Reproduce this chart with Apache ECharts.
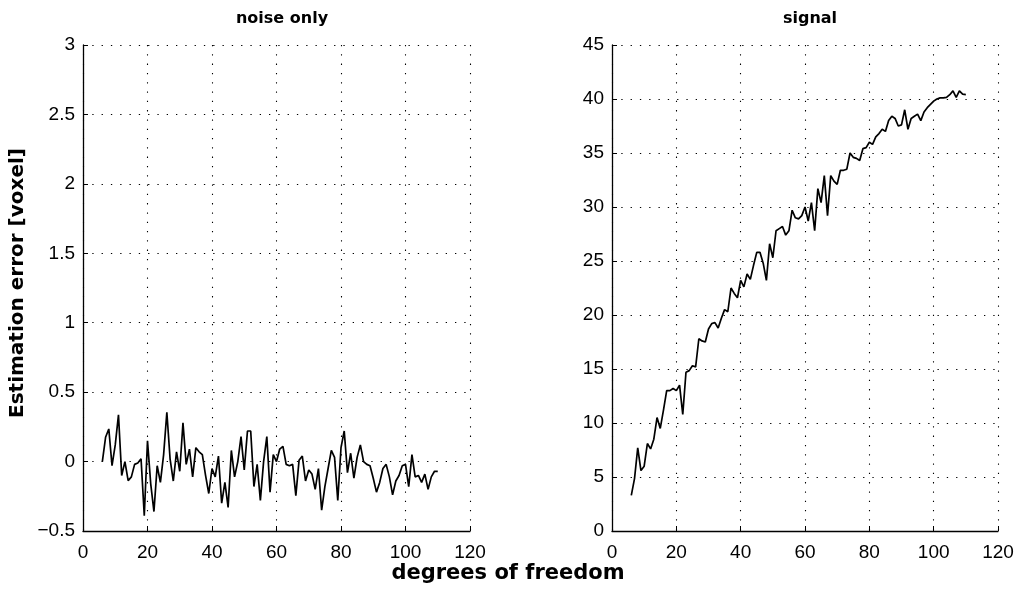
<!DOCTYPE html>
<html>
<head>
<meta charset="utf-8">
<script src="https://cdn.jsdelivr.net/npm/echarts@6/dist/echarts.min.js"></script>
<style>
html,body{margin:0;padding:0;background:#fff;}
#c{width:1017px;height:593px;}
</style>
</head>
<body>
<div id="c"></div>
<script>
// degrees of freedom (x) for both panels
var dof = [];
for (var d = 6; d <= 110; d++) dof.push(d);

// noise only: estimation error [voxel], one value per dof 6..110
var noiseOnly = [
  0.00, 0.175, 0.235, -0.03, 0.12, 0.336, -0.10, 0.00, -0.137, -0.11,
  -0.02, -0.01, 0.02, -0.39, 0.15, -0.16, -0.36, -0.03, -0.15, 0.05,
  0.355, 0.02, -0.14, 0.07, -0.07, 0.28, -0.02, 0.09, -0.11, 0.10,
  0.07, 0.05, -0.10, -0.23, -0.05, -0.11, 0.04, -0.30, -0.15, -0.33,
  0.08, -0.11, 0.00, 0.18, -0.06, 0.22, 0.22, -0.18, -0.02, -0.28,
  0.00, 0.18, -0.22, 0.05, 0.00, 0.09, 0.11, -0.02, -0.03, -0.02,
  -0.245, 0.01, 0.04, -0.14, -0.06, -0.09, -0.20, -0.05, -0.35, -0.18,
  -0.05, 0.08, 0.03, -0.28, 0.10, 0.22, -0.08, 0.06, -0.12, 0.03,
  0.12, 0.00, -0.02, -0.03, -0.12, -0.22, -0.15, -0.05, -0.02, -0.11,
  -0.24, -0.14, -0.10, -0.03, -0.02, -0.18, 0.05, -0.11, -0.10, -0.15,
  -0.09, -0.20, -0.11, -0.07, -0.07
];

// signal: estimation error [voxel], one value per dof 6..110
var signal = [
  3.3, 4.85, 7.7, 5.6, 6.0, 8.1, 7.6, 8.5, 10.5, 9.5,
  11.2, 13.0, 13.0, 13.2, 13.0, 13.5, 10.8, 14.7, 14.85, 15.3,
  15.2, 17.8, 17.6, 17.5, 18.7, 19.2, 19.3, 18.8, 19.7, 20.5,
  20.3, 22.5, 22.0, 21.6, 23.2, 22.6, 23.8, 23.3, 24.6, 25.8,
  25.8, 24.8, 23.2, 26.6, 25.3, 27.8, 28.0, 28.2, 27.4, 27.8,
  29.7, 29.0, 28.9, 29.2, 30.0, 28.7, 30.4, 27.8, 31.7, 30.4,
  32.9, 29.2, 32.9, 32.4, 32.1, 33.4, 33.4, 33.5, 35.0, 34.6,
  34.5, 34.3, 35.4, 35.5, 36.0, 35.8, 36.5, 36.8, 37.2, 37.0,
  38.0, 38.4, 38.2, 37.5, 37.6, 39.0, 37.2, 38.2, 38.4, 38.6,
  38.0, 38.8, 39.2, 39.5, 39.8, 40.0, 40.1, 40.1, 40.15, 40.4,
  40.75, 40.15, 40.75, 40.45, 40.4
];

var panelTitles = ['noise only', 'signal'];
var xLabel = 'degrees of freedom';
var yLabel = 'Estimation error [voxel]';

function pairs(xs, ys) {
  var out = [];
  for (var i = 0; i < ys.length; i++) out.push([xs[i], ys[i]]);
  return out;
}

var font = 'Liberation Sans, Arial, Helvetica, sans-serif';
var boldFont = '"DejaVu Sans", Verdana, sans-serif';
var grid = {
  show: true, lineStyle: { color: '#000', width: 1.1, type: [1.3, 8] }
};
function xAx(idx) {
  return {
    type: 'value', gridIndex: idx, min: 0, max: 120, interval: 20,
    axisLine: { show: true, onZero: false, lineStyle: { color: '#000', width: 1.3 } },
    axisTick: { show: true, inside: true, length: 5, lineStyle: { color: '#000' } },
    axisLabel: { color: '#000', fontSize: 19, fontFamily: font, margin: 12 },
    splitLine: grid
  };
}
function yAx(idx, mn, mx, step) {
  return {
    type: 'value', gridIndex: idx, min: mn, max: mx, interval: step,
    axisLine: { show: true, onZero: false, lineStyle: { color: '#000', width: 1.3 } },
    axisTick: { show: true, inside: true, length: 5, lineStyle: { color: '#000' } },
    axisLabel: {
      color: '#000', fontSize: 19, fontFamily: font, margin: 8,
      formatter: function (v) { return String(v).replace('-', '\u2212'); }
    },
    splitLine: grid
  };
}

var chart = echarts.init(document.getElementById('c'), null, { renderer: 'canvas' });
chart.setOption({
  animation: false,
  backgroundColor: '#fff',
  title: [
    { text: panelTitles[0], left: 277, top: 6, textAlign: 'center',
      textStyle: { fontSize: 16, fontWeight: 'bold', fontFamily: boldFont, color: '#000' } },
    { text: panelTitles[1], left: 805, top: 6, textAlign: 'center',
      textStyle: { fontSize: 16, fontWeight: 'bold', fontFamily: boldFont, color: '#000' } }
  ],
  grid: [
    { left: 83, right: 547, top: 45, bottom: 62 },
    { left: 612, right: 19, top: 45, bottom: 62 }
  ],
  xAxis: [xAx(0), xAx(1)],
  yAxis: [yAx(0, -0.5, 3, 0.5), yAx(1, 0, 45, 5)],
  graphic: [
    { type: 'text', x: 508, y: 574,
      style: { text: xLabel, font: 'bold 21px ' + boldFont, fill: '#000', textAlign: 'center', textVerticalAlign: 'middle' } },
    { type: 'text', x: 18, y: 283, rotation: Math.PI / 2,
      style: { text: yLabel, font: 'bold 20px ' + boldFont, fill: '#000', textAlign: 'center', textVerticalAlign: 'middle' } }
  ],
  series: [
    { type: 'line', xAxisIndex: 0, yAxisIndex: 0, data: pairs(dof, noiseOnly),
      showSymbol: false, lineStyle: { color: '#000', width: 1.7 } },
    { type: 'line', xAxisIndex: 1, yAxisIndex: 1, data: pairs(dof, signal),
      showSymbol: false, lineStyle: { color: '#000', width: 1.7 } }
  ]
});
</script>
</body>
</html>
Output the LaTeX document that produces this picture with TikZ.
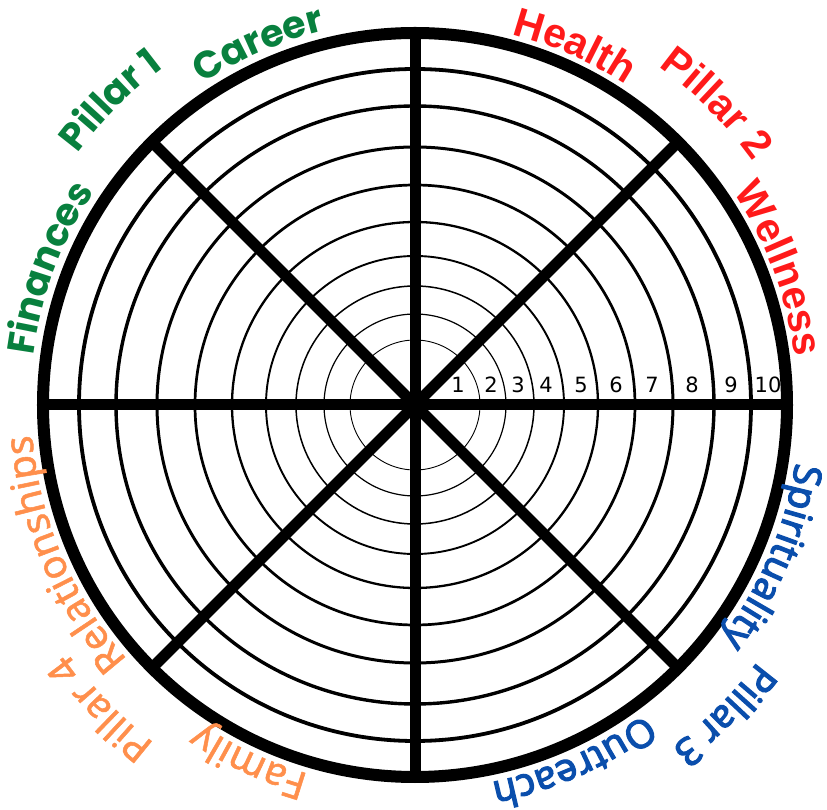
\documentclass[tikz,border=0pt]{standalone}
\usepackage{fontspec}
\setmainfont{DejaVu Sans}
\newfontfamily\popf{Poppins}
\newfontfamily\libf{Liberation Sans}
\newfontfamily\bluef{Noto Sans}[FakeBold=3]
\newfontfamily\orangef{Noto Sans}[FakeBold=1.3]
\usetikzlibrary{decorations.text}
\definecolor{cgreen}{RGB}{8,128,62}
\definecolor{cred}{RGB}{255,26,26}
\definecolor{cblue}{RGB}{10,78,172}
\definecolor{corange}{RGB}{255,143,76}
\newcommand\arclab[4]{%
  \path[decorate,decoration={text along path,text align=center,text={|#3|#4}}]
    ({#1+40}:#2) arc[start angle={#1+40}, end angle={#1-40}, radius=#2];}
\begin{document}
\begin{tikzpicture}[x=1pt,y=1pt,
  spoke/.style={draw=black,line width=11pt},
  rim/.style={draw=black,line width=12pt},
  num/.style={anchor=base,font=\fontsize{21}{21}\selectfont,inner sep=0pt}]
\useasboundingbox (-415,-405) rectangle (412,405);
\foreach \r/\w in {65/0.9,91/1.2,119/1.5,149/1.9,183/2.3,220/2.7,258/3.0,299/3.4,336/3.8}
  \draw[line width=\w pt] (0,0) circle[radius=\r];
\foreach \a in {0,45,90,135}
  \draw[spoke] (\a:372) -- (\a+180:372);
\draw[rim] (0,0) circle[radius=372];
\foreach \x/\k in {43/1,76/2,103/3,131/4,166/5,201/6,237/7,277/8,316/9,353/10}
  \node[num] (n\k) at (\x,12) {\k};
% green
\arclab{113.5}{385}{\popf\bfseries\fontsize{38}{38}\selectfont\color{cgreen}}{Career}
\arclab{135}{421}{\popf\bfseries\fontsize{38}{38}\selectfont\color{cgreen}}{Pillar 1}
\arclab{159.5}{385}{\popf\bfseries\fontsize{38}{38}\selectfont\color{cgreen}}{Finances}
% red
\arclab{66}{383}{\libf\bfseries\fontsize{41}{41}\selectfont\color{cred}}{Health}
\arclab{45}{417}{\libf\bfseries\fontsize{41}{41}\selectfont\color{cred}}{Pillar 2}
\arclab{20.5}{383}{\libf\bfseries\fontsize{41}{41}\selectfont\color{cred}}{Wellness}
% blue
\arclab{-23}{385}{\bluef\fontsize{38.5}{38.5}\selectfont\color{cblue}}{Spirituality}
\arclab{-45}{428}{\bluef\fontsize{38.5}{38.5}\selectfont\color{cblue}}{Pillar 3}
\arclab{-66}{385}{\bluef\fontsize{38.5}{38.5}\selectfont\color{cblue}}{Outreach}
% orange
\arclab{203}{384}{\orangef\fontsize{39.5}{39.5}\selectfont\color{corange}}{Relationships}
\arclab{224}{427}{\orangef\fontsize{39.5}{39.5}\selectfont\color{corange}}{Pillar 4}
\arclab{245}{384}{\orangef\fontsize{39.5}{39.5}\selectfont\color{corange}}{Family}
\end{tikzpicture}
\end{document}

WORK INSTRUCTIONS.
Please quote exactly the run of lines that starts the entries and ends at the line containing "for (var d = 6; d <= 110; d++) dof.push(d);", leaving out every picture.

TASK ANSWER.
Reproduce this chart with Apache ECharts.
<!DOCTYPE html>
<html>
<head>
<meta charset="utf-8">
<script src="https://cdn.jsdelivr.net/npm/echarts@6/dist/echarts.min.js"></script>
<style>
html,body{margin:0;padding:0;background:#fff;}
#c{width:1017px;height:593px;}
</style>
</head>
<body>
<div id="c"></div>
<script>
// degrees of freedom (x) for both panels
var dof = [];
for (var d = 6; d <= 110; d++) dof.push(d);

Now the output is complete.